Exemption from audit cannot be claimed by

  • a public company unless the company is dormant.
  • a company which is a subsidiary of an overseas undertaking.
  • a bank, insurance company, enrolled insurance broker or authorised person under the Financial Services Act.
  • a special register company under the Trade Union and Labour Relations (Consolidation) Act 1992 or an employers association
  • companies where an audit is required by members holding at least 10% of issued share capital.

A dormant company may pass a resolution not to appoint auditors, but not if it is a banking or insurance company or an authorised person under the Financial Services Act.

A voluntary standard format for accounts may be used by companies which have been dormant since incorporation.

Approval of accounts and directors' report:

  • The accounts must be approved by the board of directors, one of whom must sign the balance sheet.
  • The directors' report must also be approved by the board and signed by a director or the secretary.
  • In both cases, the name of the person signing should be stated and copy with an original signature should be delivered to Companies House.


The accounts must normally be considered by a general meeting of the company, usually the annual general meeting. A copy of the accounts and reports must be sent to every member or debenture holder, and anyone else entitled to attend, at least 21 days before the meeting takes place.

It is the duty of the directors to call the meeting at the appropriate time. In the case of a private company, the meeting to consider the accounts will normally be not later than 10 months after the accounting reference date. If the company's first accounts cover a period of more than 12 months, the time allowed will be restricted to 22 months from the date of incorporation.

For a public company the time allowed is 7 months after the accounting reference date or, in the case of first accounts covering more than 12 months, 19 months from incorporation, subject to there being a minimum period of 3 months following the period covered by the accounts.

A company may be able to claim extra time if it has overseas interests (in which case form 244 should be sent to Companies House) or if the Secretary of State has agreed that there are special reasons for doing so. In either case, the extension must be arranged before the end of the period originally allowed for delivery of the accounts.

While a company may pass an elective resolution to dispense with the laying of accounts and reports before a general meeting, the accounts and reports would still need to be circulated.

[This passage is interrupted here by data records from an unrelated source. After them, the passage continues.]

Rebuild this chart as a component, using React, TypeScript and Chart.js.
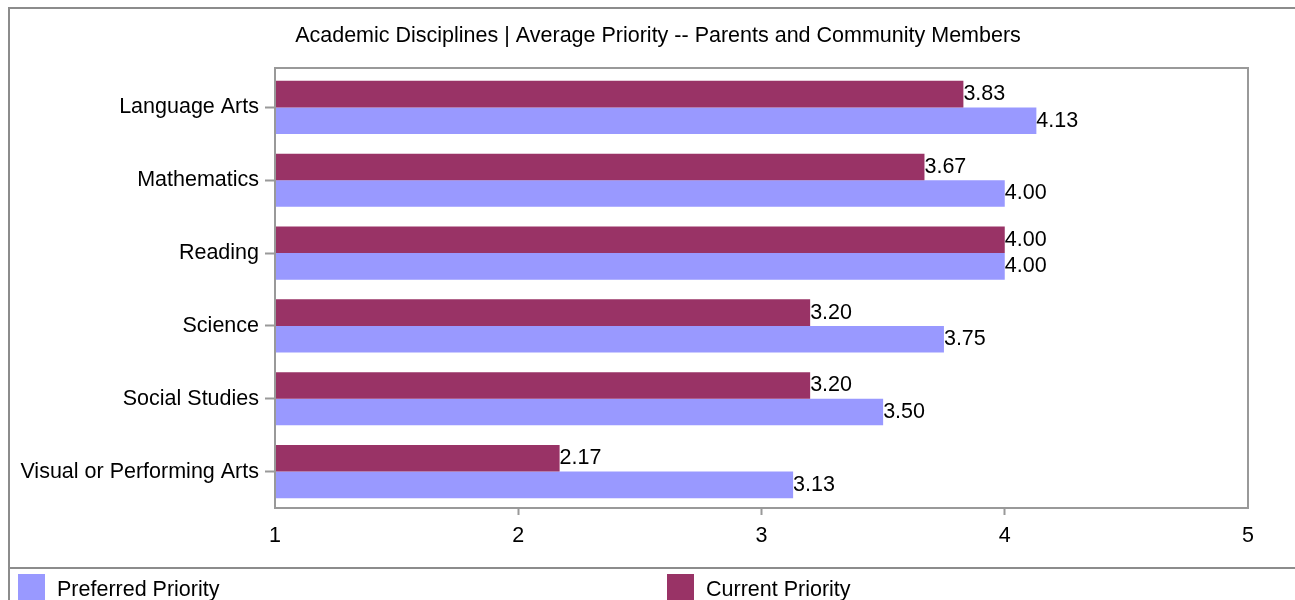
import React, { useEffect, useRef } from "react";
import { Chart, registerables } from "chart.js";

Chart.register(...registerables);

const chartTitle = "Academic Disciplines | Average Priority -- Parents and Community Members";
const categories = [
  "Language Arts",
  "Mathematics",
  "Reading",
  "Science",
  "Social Studies",
  "Visual or Performing Arts",
];
const currentPriority = [3.83, 3.67, 4.0, 3.2, 3.2, 2.17];
const preferredPriority = [4.13, 4.0, 4.0, 3.75, 3.5, 3.13];
const seriesNames = ["Current Priority", "Preferred Priority"];
const xMin = 1;
const xMax = 5;

const FONT = "'Liberation Sans', Arial, sans-serif";
const FS = 21.5;
const MAROON = "#993366";
const PURPLE = "#9999FF";
const GRAY = "#999999";

const framePlugin = {
  id: "frame",
  beforeDraw(chart: any) {
    const ctx = chart.ctx;
    ctx.save();
    ctx.fillStyle = "#ffffff";
    ctx.fillRect(0, 0, chart.width, chart.height);
    ctx.strokeStyle = "#8c8c8c";
    ctx.lineWidth = 2;
    ctx.beginPath();
    ctx.moveTo(9, chart.height);
    ctx.lineTo(9, 8);
    ctx.lineTo(chart.width, 8);
    ctx.moveTo(9, 568);
    ctx.lineTo(chart.width, 568);
    ctx.stroke();
    ctx.fillStyle = "#000";
    ctx.font = `${FS}px ${FONT}`;
    ctx.textAlign = "center";
    ctx.textBaseline = "alphabetic";
    ctx.fillText(chartTitle, 658, 42);
    ctx.restore();
  },
};

const overlayPlugin = {
  id: "overlay",
  afterDatasetsDraw(chart: any) {
    const ctx = chart.ctx;
    const a = chart.chartArea;
    ctx.save();
    ctx.strokeStyle = GRAY;
    ctx.lineWidth = 2;
    ctx.strokeRect(a.left, a.top - 3, a.right - a.left, a.bottom - a.top + 3);
    ctx.fillStyle = "#000";
    ctx.font = `${FS}px ${FONT}`;
    ctx.textAlign = "left";
    ctx.textBaseline = "middle";
    chart.data.datasets.forEach((ds: any, di: number) => {
      const meta = chart.getDatasetMeta(di);
      meta.data.forEach((el: any, i: number) => {
        ctx.fillText(Number(ds.data[i]).toFixed(2), el.x, el.y);
      });
    });
    // legend (reverse order: Preferred, Current)
    const order = [1, 0];
    const xs = [18, 667];
    order.forEach((di, k) => {
      const ds = chart.data.datasets[di];
      ctx.fillStyle = ds.backgroundColor;
      ctx.fillRect(xs[k], 574, 27, 27);
      ctx.fillStyle = "#000";
      ctx.textBaseline = "alphabetic";
      ctx.fillText(ds.label, xs[k] + 39, 596);
    });
    ctx.restore();
  },
};

export default function App() {
  const ref = useRef<HTMLCanvasElement | null>(null);
  useEffect(() => {
    if (!ref.current) return;
    const chart = new Chart(ref.current, {
      type: "bar",
      data: {
        labels: categories,
        datasets: [
          {
            label: seriesNames[0],
            data: currentPriority,
            backgroundColor: MAROON,
            borderWidth: 0,
            categoryPercentage: 0.73,
            barPercentage: 1,
          },
          {
            label: seriesNames[1],
            data: preferredPriority,
            backgroundColor: PURPLE,
            borderWidth: 0,
            categoryPercentage: 0.73,
            barPercentage: 1,
          },
        ],
      },
      options: {
        indexAxis: "y",
        animation: false,
        responsive: false,
        maintainAspectRatio: false,
        devicePixelRatio: 1,
        layout: { padding: { top: 71, right: 47, bottom: 0, left: 0 } },
        plugins: {
          legend: { display: false },
          title: { display: false },
          tooltip: { enabled: false },
        },
        scales: {
          x: {
            type: "linear",
            min: xMin,
            max: xMax,
            ticks: {
              stepSize: 1,
              color: "#000",
              font: { family: FONT, size: FS },
              padding: 8,
              maxRotation: 0,
            },
            grid: {
              drawOnChartArea: false,
              drawTicks: true,
              tickLength: 7,
              tickWidth: 2,
              tickColor: (c: any) =>
                c.index === 0 || c.index === 4 ? "rgba(0,0,0,0)" : GRAY,
            },
            border: { display: false },
            afterFit: (s: any) => {
              s.height = 92;
            },
          },
          y: {
            type: "category",
            ticks: {
              color: "#000",
              font: { family: FONT, size: FS },
              padding: 6,
            },
            grid: {
              offset: false,
              drawOnChartArea: false,
              drawTicks: true,
              tickLength: 10,
              tickWidth: 2,
              tickColor: GRAY,
            },
            border: { display: false },
            afterFit: (s: any) => {
              s.width = 275;
            },
          },
        },
      },
      plugins: [framePlugin, overlayPlugin],
    } as any);
    return () => chart.destroy();
  }, []);
  return (
    <div style={{ position: "absolute", left: 0, top: 0, width: 1295, height: 600, overflow: "hidden" }}>
      <canvas ref={ref} width={1295} height={600} />
    </div>
  );
}
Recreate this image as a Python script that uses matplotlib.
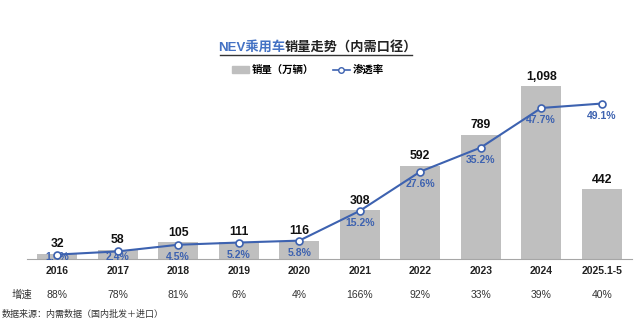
import numpy as np
import matplotlib.pyplot as plt
from matplotlib.lines import Line2D
from matplotlib.patches import Patch

plt.rcParams['font.family'] = ['Liberation Sans', 'Noto Sans CJK SC']

# data
years = ['2016', '2017', '2018', '2019', '2020', '2021', '2022', '2023', '2024', '2025.1-5']
sales = [32, 58, 105, 111, 116, 308, 592, 789, 1098, 442]
pen = [1.4, 2.4, 4.5, 5.2, 5.8, 15.2, 27.6, 35.2, 47.7, 49.1]
growth = ['88%', '78%', '81%', '6%', '4%', '166%', '92%', '33%', '39%', '40%']

blue = '#3D62B0'
grey = '#BFBFBF'

fig = plt.figure(figsize=(6.4, 3.23), dpi=100)
W, H = 640, 323
# axes: x 27..632 px, y 80..259 px
ax = fig.add_axes([27 / W, 1 - 259 / H, 605 / W, 179 / H])
x = np.arange(len(years))
ax.bar(x, sales, width=0.66, color=grey, zorder=1)
ax.set_xlim(-0.5, len(years) - 0.5)
ax.set_ylim(0, 1098 / 173 * 179)
for xi, v in zip(x, sales):
    ax.annotate(f'{v:,}', (xi, v), xytext=(0, 2.5), textcoords='offset points',
                ha='center', va='bottom', fontsize=8.8, fontweight='bold', color='#111111')

ax2 = ax.twinx()
ax2.set_ylim(0, 179 / 3.166)
ax2.plot(x, pen, color=blue, lw=1.5, marker='o', ms=5, mfc='white', mec=blue, mew=1.2, zorder=3)
# labels sit ~12px under the point, but never below the baseline strip
for xi, p in zip(x, pen):
    ax2.text(xi, max(p - 3.8, 0.6), f'{p}%', ha='center', va='center',
             fontsize=7.5, fontweight='bold', color=blue, zorder=2)

for a in (ax, ax2):
    a.set_yticks([])
    for s in ['top', 'right', 'left']:
        a.spines[s].set_visible(False)
ax2.spines['bottom'].set_visible(False)
ax.spines['bottom'].set_color('#A6A6A6')
ax.set_xticks(x)
ax.set_xticklabels(years, fontsize=7.5, fontweight='bold', color='#222222')
ax.tick_params(axis='x', length=0, pad=5)

# growth row
for xi, g in zip(x, growth):
    ax.annotate(g, (xi, 0), xytext=(0, -26), textcoords='offset points',
                xycoords=('data', 'axes fraction'),
                ha='center', va='center', fontsize=7.5, color='#333333')
fig.text(12 / W, 1 - 295 / H, '增速', ha='left', va='center', fontsize=7.5, color='#333333')
fig.text(2 / W, 1 - 314 / H, '数据来源：内需数据（国内批发＋进口）', ha='left', va='center',
         fontsize=6.5, color='#333333')

# title
fig.text(285 / W, 1 - 47 / H, 'NEV乘用车', ha='right', va='center', fontsize=9.5,
         fontweight='bold', color='#4472C4')
fig.text(285 / W, 1 - 47 / H, '销量走势（内需口径）', ha='left', va='center', fontsize=9.5,
         fontweight='bold', color='#222222')
fig.add_artist(Line2D([220 / W, 412 / W], [1 - 55 / H, 1 - 55 / H], color='#333333', lw=1))

# legend
handles = [Patch(color=grey, label='销量（万辆）'),
           Line2D([], [], color=blue, lw=1.2, marker='o', ms=4, mfc='white', mec=blue, label='渗透率')]
fig.legend(handles=handles, loc='center', bbox_to_anchor=(308 / W, 1 - 70 / H), ncol=2,
           frameon=False, handlelength=1.6, handletextpad=0.3, columnspacing=1.8,
           prop={'weight': 'bold', 'size': 7.5})

fig.savefig('out.png', dpi=100)
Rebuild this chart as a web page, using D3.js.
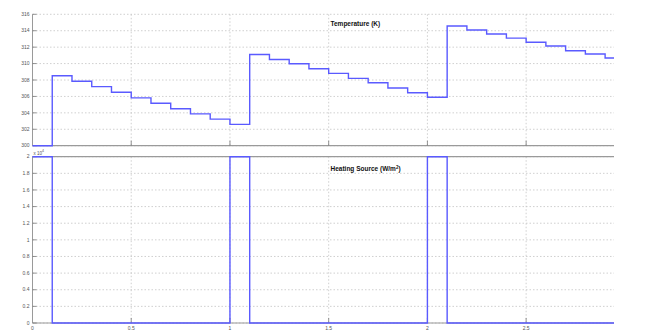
<!DOCTYPE html>
<html><head><meta charset="utf-8">
<script src="https://cdn.jsdelivr.net/npm/d3@7"></script>
<style>body{margin:0;background:#fff}svg{display:block}</style>
</head><body>
<svg id="c" width="672" height="333"></svg>
<script>
// ---- data ----
const tempStepStart = [0,0.1,0.2,0.3,0.4,0.5,0.6,0.7,0.8,0.9,1.0,1.1,1.2,1.3,1.4,1.5,1.6,1.7,1.8,1.9,2.0,2.1,2.2,2.3,2.4,2.5,2.6,2.7,2.8,2.9];
const tempValues = [300,308.52,307.84,307.19,306.5,305.82,305.17,304.5,303.88,303.23,302.6,311.11,310.5,309.98,309.37,308.81,308.2,307.67,307.03,306.45,305.9,314.58,314.09,313.6,313.1,312.6,312.14,311.57,311.17,310.68];
const heatTimes = [0,0.1,1.0,1.1,2.0,2.1];
const heatValues = [20000,0,20000,0,20000,0];
const xEnd = 2.945;
const xTicks = [0.5,1,1.5,2,2.5];
const xTickLabels = ["0.5","1","1.5","2","2.5"];
const tempTicks = [300,302,304,306,308,310,312,314,316];
const tempTickLabels = ["300","302","304","306","308","310","312","314","316"];
const heatTicks = [0,2000,4000,6000,8000,10000,12000,14000,16000,18000,20000];
const heatTickLabels = ["0","0.2","0.4","0.6","0.8","1","1.2","1.4","1.6","1.8","2"];
const titles = ["Temperature (K)","Heating Source (W/m"];

const svg = d3.select("#c");
const x = d3.scaleLinear().domain([0,xEnd]).range([32.5,614]);
const yT = d3.scaleLinear().domain([300,316]).range([145.7,14.3]);
const yH = d3.scaleLinear().domain([0,20000]).range([323,156.7]);
const grid = "#c4c4c4", axisC = "#9a9a9a", lineC = "#5a5aff", txt = "#555";
const font = "Arial, 'Liberation Sans', sans-serif";

function panel(y, ticks, labels, top, bottom, solidTop) {
  const g = svg.append("g");
  ticks.forEach(t => {
    g.append("line").attr("x1",x(0)).attr("x2",x(xEnd)).attr("y1",y(t)).attr("y2",y(t))
      .attr("stroke",grid).attr("stroke-width",0.8).attr("stroke-dasharray","1.5,2");
  });
  xTicks.forEach(t => {
    g.append("line").attr("x1",x(t)).attr("x2",x(t)).attr("y1",top).attr("y2",bottom)
      .attr("stroke",grid).attr("stroke-width",0.8).attr("stroke-dasharray","1.5,2");
  });
  g.append("line").attr("x1",x(0)).attr("x2",x(0)).attr("y1",top).attr("y2",bottom).attr("stroke",axisC).attr("stroke-width",1);
  g.append("line").attr("x1",x(0)).attr("x2",x(xEnd)).attr("y1",bottom).attr("y2",bottom).attr("stroke",axisC).attr("stroke-width",1.2);
  if (solidTop) g.append("line").attr("x1",x(0)).attr("x2",x(xEnd)).attr("y1",top).attr("y2",top).attr("stroke",axisC).attr("stroke-width",1.2);
  ticks.forEach((t,i) => {
    g.append("line").attr("x1",x(0)).attr("x2",x(0)+4).attr("y1",y(t)).attr("y2",y(t)).attr("stroke","#777").attr("stroke-width",0.8);
    g.append("text").attr("x",x(0)-3).attr("y",y(t)+1.7).attr("text-anchor","end")
      .attr("font-family",font).attr("font-size",5).attr("fill",txt).text(labels[i]);
  });
  xTicks.forEach(t => {
    g.append("line").attr("x1",x(t)).attr("x2",x(t)).attr("y1",bottom).attr("y2",bottom-5).attr("stroke","#777").attr("stroke-width",0.8);
  });
  return g;
}

panel(yT, tempTicks, tempTickLabels, 14.3, 145.7, false);
panel(yH, heatTicks, heatTickLabels, 156.7, 323, true);

// x tick labels (bottom panel)
xTicks.forEach((t,i) => {
  svg.append("text").attr("x",x(t)).attr("y",330).attr("text-anchor","middle")
    .attr("font-family",font).attr("font-size",5).attr("fill",txt).text(xTickLabels[i]);
});
svg.append("text").attr("x",x(0)).attr("y",330).attr("text-anchor","middle")
  .attr("font-family",font).attr("font-size",5).attr("fill",txt).text("0");

// x10^4 multiplier
const m = svg.append("text").attr("x",x(0)+1).attr("y",154.5)
  .attr("font-family",font).attr("font-size",4.5).attr("fill",txt);
m.append("tspan").text("x 10");
m.append("tspan").attr("dy",-2.5).attr("font-size",3.5).text("4");

// titles
svg.append("text").attr("x",330.5).attr("y",26).attr("font-family",font).attr("font-weight","bold")
  .attr("font-size",6.5).attr("fill","#111").text(titles[0]);
const t2 = svg.append("text").attr("x",330.5).attr("y",171).attr("font-family",font).attr("font-weight","bold")
  .attr("font-size",6.5).attr("fill","#111");
t2.append("tspan").text(titles[1]);
t2.append("tspan").attr("dy",-2.5).attr("font-size",4.5).text("2");
t2.append("tspan").attr("dy",2.5).text(")");

// temperature line
const tempData = tempStepStart.map((t,i) => [t, tempValues[i]]);
tempData.push([xEnd, tempValues[tempValues.length-1]]);
svg.append("path").datum(tempData)
  .attr("d", d3.line().x(d => x(d[0])).y(d => yT(d[1])).curve(d3.curveStepAfter))
  .attr("fill","none").attr("stroke",lineC).attr("stroke-width",1.4);

// heating line
const heatData = heatTimes.map((t,i) => [t, heatValues[i]]);
heatData.push([xEnd, heatValues[heatValues.length-1]]);
svg.append("path").datum(heatData)
  .attr("d", d3.line().x(d => x(d[0])).y(d => yH(d[1])).curve(d3.curveStepAfter))
  .attr("fill","none").attr("stroke",lineC).attr("stroke-width",1.4);
</script>
</body></html>
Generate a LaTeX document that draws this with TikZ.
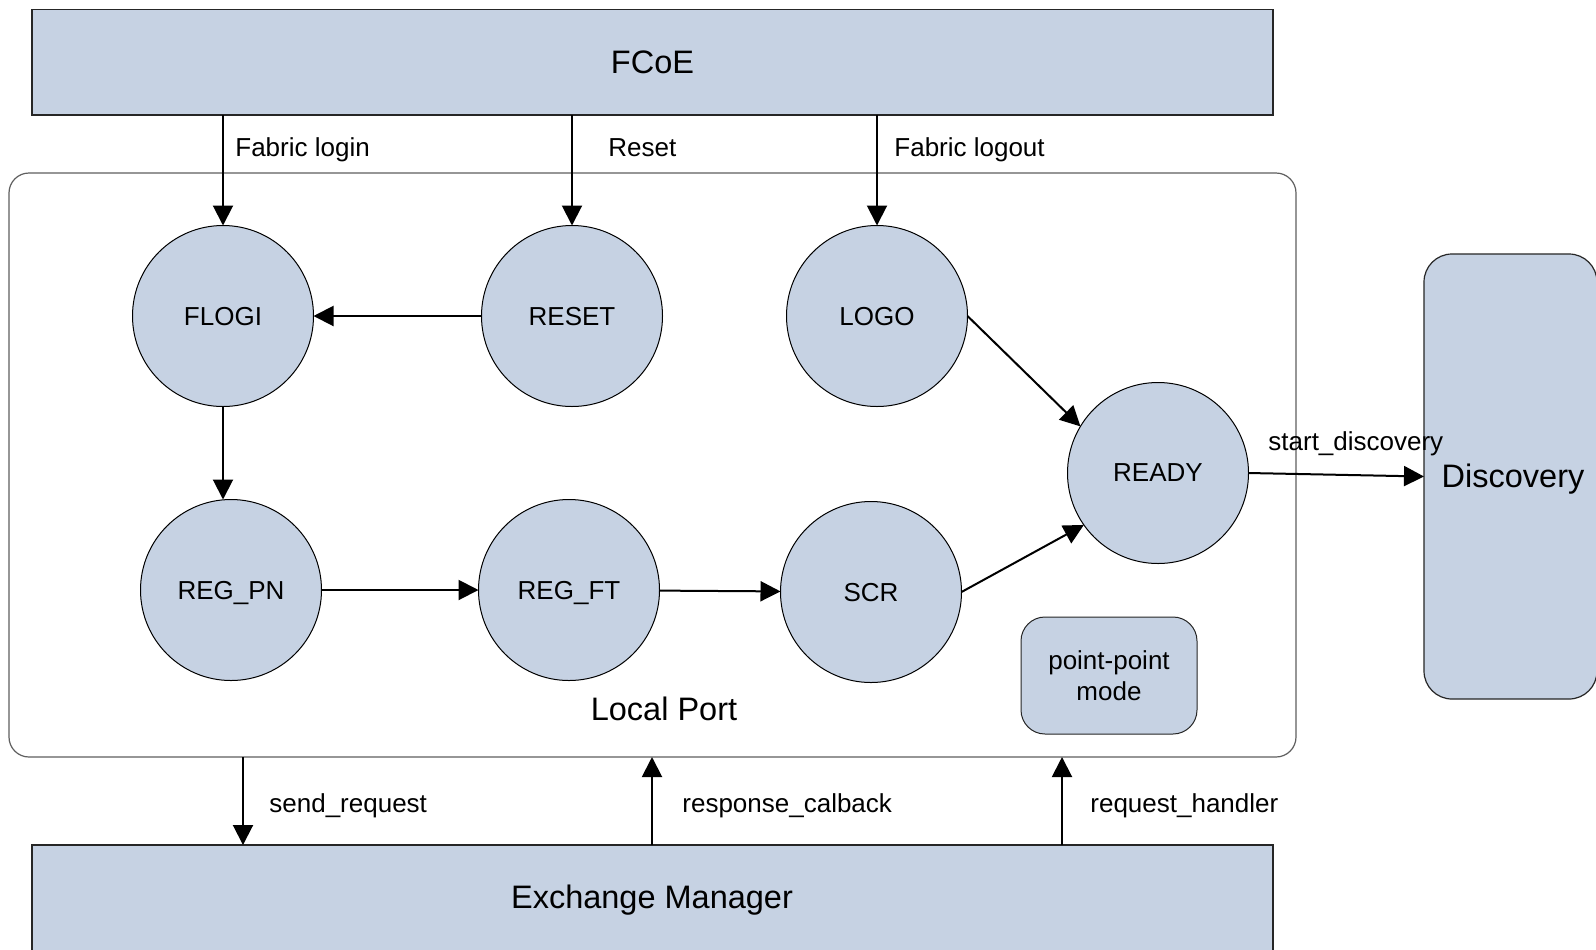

The time allowed for delivering accounts to Companies House is the same as is allowed for laying them before a general meeting. When accounts are delivered late, there is an automatic civil penalty in the range of £150 to £1500 for a private company and £500 to £5000 for a public company. Also, the directors are personally responsible for the delivery of accounts to Companies House. They are liable to prosecution in the Magistrates' Court (the Sheriff Court in Scotland) if the accounts are delivered late or not at all. A conviction would mean a criminal record and usually a fine of up to £5000. Persistent failure to delivery accounts or other documents on time could mean a daily default fine of up to £500. It could also result in the disqualification of those concerned as company directors.